# Building the Economy engine



## Lawijt (Oct 1, 2013)

Hello,

I am not such a good machinist , so I order a premachined kit by the "engineers emporium" from the ECONOMY hit & miss engine. The kit arrived in a very heavy box. After unpacking I see beautifull machined parts. All those parts where covered with something that stinks like heavy fuell. So I cleaned everything with aceton.
Here some pictures from the kit:





































The pieces that have to be painted , I give it to a professionel painter. With the operation in my shoulder , I can not move my right arm , so that is why I do not the paint this time.

I can grind already the valves & I have coarse and fine paste here. But a question......How long I have to grind & how far I need to go. Also , how can I test that they are not leaking.
By my Little Wonder engine , the exhaust valve leaks a little bit.

Barry


----------



## canadianhorsepower (Oct 1, 2013)

It might be called an ECONOMY ENGINE

but it isn't cheep 

nice project


----------



## Lawijt (Oct 1, 2013)

Thanks Luc.
No , it isn't cheap , but very high quality.

Somebody a tip for lapping the valves??

Barry


----------



## canadianhorsepower (Oct 1, 2013)

> Somebody a tip for lapping the valves??


 
some people use a small drill and lapping compound
at a very slow RPM

you can also buy the manual valve lapping attachement


----------



## jwcnc1911 (Oct 1, 2013)

Barry, is that the "mechanic's" kit or did you do all the machining?


----------



## Lawijt (Oct 2, 2013)

This is the pre-machined kit. 
Thanks , I find something out to lap the valves.


----------



## Lawijt (Oct 3, 2013)

Lapping the valves was easy. I put the paste on the valve & mount it with a spring. Than I put a hex key in the hole & turn right-left. Sometimes turning the valve 180°.
After 1 hour I have a very nice grey ring. No leaks after blowing in the ports.






I build also the carburettor togheter. I need to finish it with some fine emery paper and goes very smooth now.

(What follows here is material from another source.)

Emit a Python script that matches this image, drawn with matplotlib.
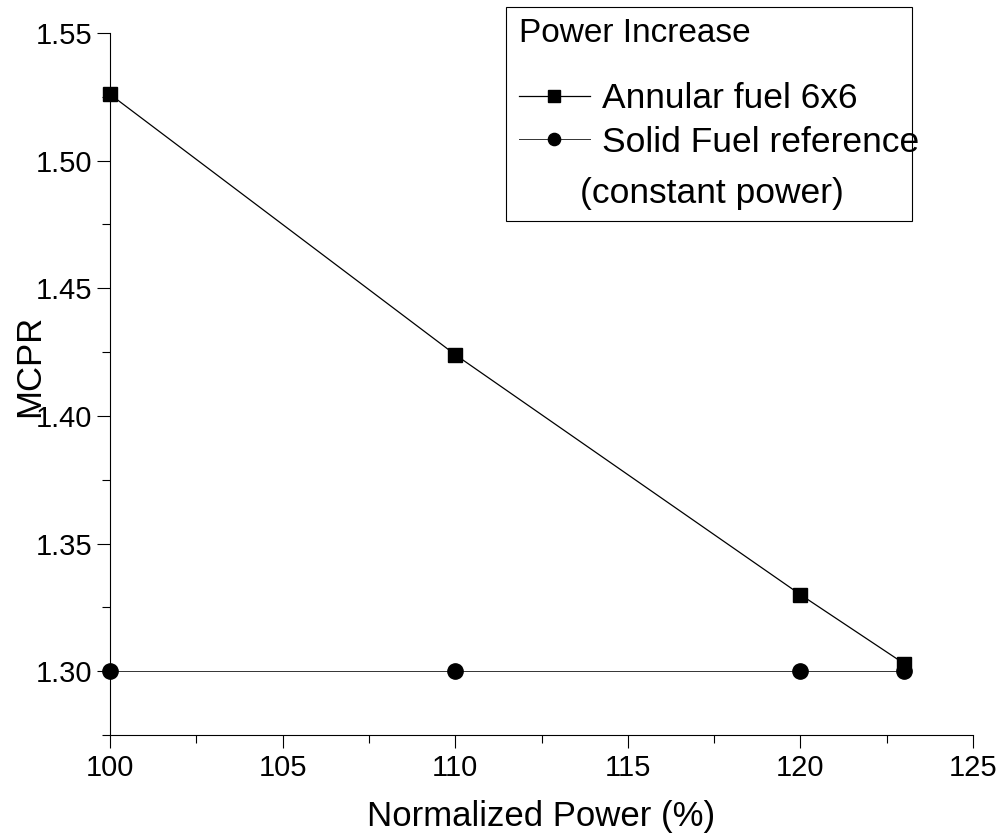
import matplotlib
matplotlib.use("Agg")
import matplotlib.pyplot as plt
from matplotlib.patches import Rectangle
from matplotlib.ticker import MultipleLocator

plt.rcParams['font.family'] = ['Liberation Sans', 'DejaVu Sans']

# ---- data ----
power = [100, 110, 120, 123]
annular_mcpr = [1.526, 1.424, 1.330, 1.303]
solid_mcpr = [1.300, 1.300, 1.300, 1.300]

xlabel = "Normalized Power (%)"
ylabel = "MCPR"
legend_title = "Power Increase"
annular_label = "Annular fuel 6x6"
solid_label = "Solid Fuel reference"
solid_label2 = "(constant power)"

W, H = 1003, 839
fig = plt.figure(figsize=(W / 100, H / 100), dpi=100)
ax = fig.add_axes([110 / W, (H - 735) / H, 863 / W, 702 / H])

l1, = ax.plot(power, annular_mcpr, color='black', lw=0.9, marker='s',
              markersize=10.5, clip_on=False, zorder=3)
l2, = ax.plot(power, solid_mcpr, color='#333333', lw=0.7, marker='o',
              markersize=11, markerfacecolor='black', markeredgecolor='black',
              clip_on=False, zorder=3)

ax.set_xlim(100, 125)
ax.set_ylim(1.275, 1.55)
ax.xaxis.set_major_locator(MultipleLocator(5))
ax.xaxis.set_minor_locator(MultipleLocator(2.5))
ax.yaxis.set_major_locator(MultipleLocator(0.05))
ax.yaxis.set_minor_locator(MultipleLocator(0.025))
ax.yaxis.set_major_formatter(matplotlib.ticker.FormatStrFormatter('%.2f'))

for s in ['top', 'right']:
    ax.spines[s].set_visible(False)
for s in ['left', 'bottom']:
    ax.spines[s].set_linewidth(0.8)

ax.tick_params(which='major', direction='out', length=9.5, width=0.8,
               labelsize=21, pad=4)
ax.tick_params(which='minor', direction='out', length=5.5, width=0.8)
ax.tick_params(axis='y', which='major', pad=3.5)

ax.set_xlabel(xlabel, fontsize=25, labelpad=13)
ax.set_ylabel(ylabel, fontsize=25)
ax.yaxis.set_label_coords(-0.074, 0.526)

leg = ax.legend([l1, l2, plt.Line2D([], [], lw=0, marker=None)],
                [annular_label, solid_label, " "],
                title=legend_title, title_fontsize=24, fontsize=25.5,
                frameon=False, loc='upper left',
                bbox_to_anchor=(519 / W, 1 - 18 / H),
                bbox_transform=fig.transFigure, borderaxespad=0,
                borderpad=0, alignment='left', handlelength=2.0,
                handletextpad=0.35, labelspacing=0.29, markerscale=0.8)
leg._legend_box.sep = 24

fig.text(580 / W, 1 - 193 / H, solid_label2, fontsize=25.5, va='center',
         ha='left')

fig.patches.append(Rectangle((506 / W, 1 - 221 / H), 406 / W, 214 / H,
                             transform=fig.transFigure, fill=False,
                             edgecolor='black', lw=0.8, zorder=5))

fig.savefig("out.png", dpi=100)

Also Already some building on the timing plate , but I wait for the painted pieces:






So far for now.

But a question. The assembly book tells the the gap for the piston rings have to be 4 THOU..... What is that please?? I tried some translators , but it tells me nothing.
So how much is that in metric please??

Barry


----------



## jwcnc1911 (Oct 3, 2013)

Barry, this is a measurement of 0.004in.  Or four thousandths of an inch.  Most people shorten it when speaking to "thou" .


----------



## Maxx (Oct 3, 2013)

You put the ring in the bore use the top of the piston to make sure the ring is sitting square in the bore.
Then use feeler gauge to check the gap of the ends.
If the gap is too tight lightly file the end and recheck the gap.

4 thousandths is 0.1016 mm.


----------



## Lawijt (Oct 3, 2013)

Thanks a lot guys. Now it is clear for me.
So if I take a feeler gauge from 0.10mm it will be ok??

Barry


----------



## Cogsy (Oct 4, 2013)

Yep, a 0.10mm feeler gauge will be fine. It doesn't matter all that much if you go a little bigger than recommended on the ring gap, but don't go too much smaller or the ring ends may bind on each other when they heat up and expand.


----------



## gus (Oct 4, 2013)

canadianhorsepower said:


> some people use a small drill and lapping compound
> at a very slow RPM
> 
> you can also buy the manual valve lapping attachement




Hi Barry,

It worked,I lapped the Brian's H&M using Makita Cordless Drill a very low speed using 400# lapping paste.


----------



## canadianhorsepower (Oct 4, 2013)

I don't know the bore of this puppy but 4thou sound like a mile
standard is about 1.2 thou per inch


----------



## Lawijt (Oct 5, 2013)

It worked good Gus. I did it manual & spend more than 2 hours. They are fine & no leaking.

Dear Luc , the diameter of the piston is 42mm. The gap was perfect 0.10mm. So I am very happy that I don't have too grind those. Always scared too breake those fragile piston rings.

Barry


----------



## Lawijt (Oct 7, 2013)

So , here some pictures from the painted pieces. Sorry for the bad pics , but the sun is there & I have a old Minolta here.
















And here the placement off the fuell tank:






Now waiting to dry the silicone & than I can work more.

Barry


----------



## Lawijt (Oct 10, 2013)

A little bit more done. Lot of deburring , filing & sandpaper. But all ok for the moment. Now I have too wait , because they forgot to give the updates......
I hope you guys like the follow pictures:
















Barry


----------